Cliff is a legend but Fractal Audio is a smaller company and it’s usually smaller companies that are more involved with the customer base. Larger companies have employees who work social media and forums but it’s usually not the CEO IME.
An overwhelming majority of musical instrument companies are by definition small to medium sized companies. Some of the larger ones have pretty visible CEOs, too. Paul Reed Smith. I think he has a few thousand employees now. He could be hiding away just collecting a check, too.
 
There have been quite a few through the years. Cliff, Christoph Kemper, Bruce Egnater, John Suhr come immediately to mind. On the Marshall forum is Ken Underwood, who is obviously not Jim Marshall, but he was there at the beginning and has a ton of stories about the early days and has been very vocal about making sure credit was given where due to the guys behind the scenes who made everything happen.
 
An overwhelming majority of musical instrument companies are by definition small to medium sized companies. Some of the larger ones have pretty visible CEOs, too. Paul Reed Smith. I think he has a few thousand employees now. He could be hiding away just collecting a check, too.
Plus, if one owns a company, they can choose to delegate whatever position they want, to someone else, and take on customer relations themself, if they so choose. Just because a company is large, doesn't = CEO being out-of-touch with their customers.

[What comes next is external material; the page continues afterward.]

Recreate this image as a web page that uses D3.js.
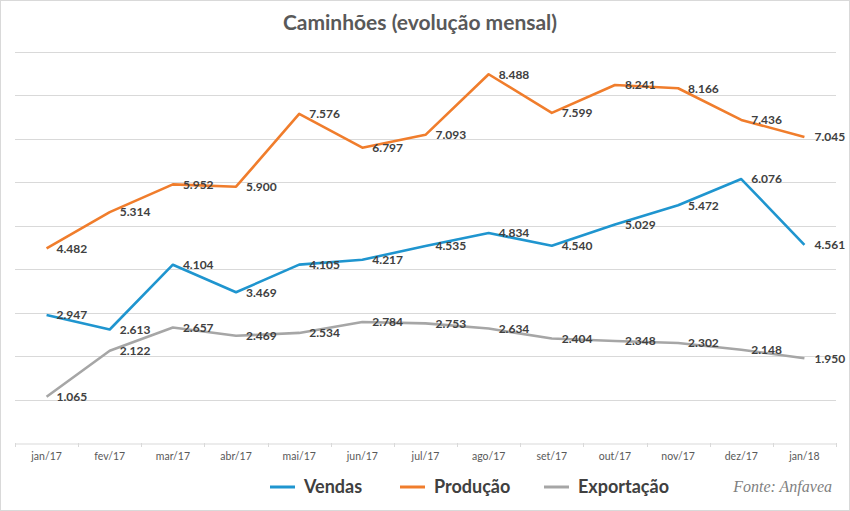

As an example of my point, most residential builders I've worked for, handle sales and estimating themselves, and delegate project and site management and production to others. That's pretty typical. But one very good builder I used to work for had a guy in his office handling most of those duties, while he worked out in the field with his tool belt on, "swinging a hammer." There are no hard-and-fast rules. You own the company, you can set it up to run however you want.
 
Plus, if one owns a company, they can choose to delegate whatever position they want, to someone else, and take on customer relations themself, if they so choose. Just because a company is large, doesn't = CEO being out-of-touch with their customers.

As an example of my point, most residential builders I've worked for, handle sales and estimating themselves, and delegate project and site management and production to others. That's pretty typical. But one very good builder I used to work for had a guy in his office handling most of those duties, while he worked out in the field with his tool belt on, "swinging a hammer." There are no hard-and-fast rules. You own the company, you can set it up to run however you want.
Without question a company is free to operate as it chooses. For ME, I view a company more favorably when the CEO is at least occasionally active with customer interaction. Thats me. You may feel different, and thats cool too.
 
Without question a company is free to operate as it chooses. For ME, I view a company more favorably when the CEO is at least occasionally active with customer interaction. Thats me. You may feel different, and thats cool too.
No, I was agreeing with you. :beer
 
Cliff Chase has already been mentioned so I'll throw in Pete Celi of Strymon. I'll always watch Walter White peddle me another Strymon in a "deep dive" video.

Source Audio's Roger Smith is also great. He's happy to tell about what SA is working on, the ins and outs of their gear etc on TGP.

Thomas Blug is also a favorite. He just seems like a really nice dude, and helluva player too.
 
Agree on Jeff Kiesel.

David Barber (Pedals) and Hogy (Komet Amps) seem very active on TGP.

David also seems to be very insightful and articulate in his interviews and forum posts.
Great player, too.
 
Shout out for Robert of BadgerFX (Badgerplex variations, 1011, etc).

Awesome dude, responsive and his pedals were works of art.

Sadly, he decided a handful of years ago to close shop.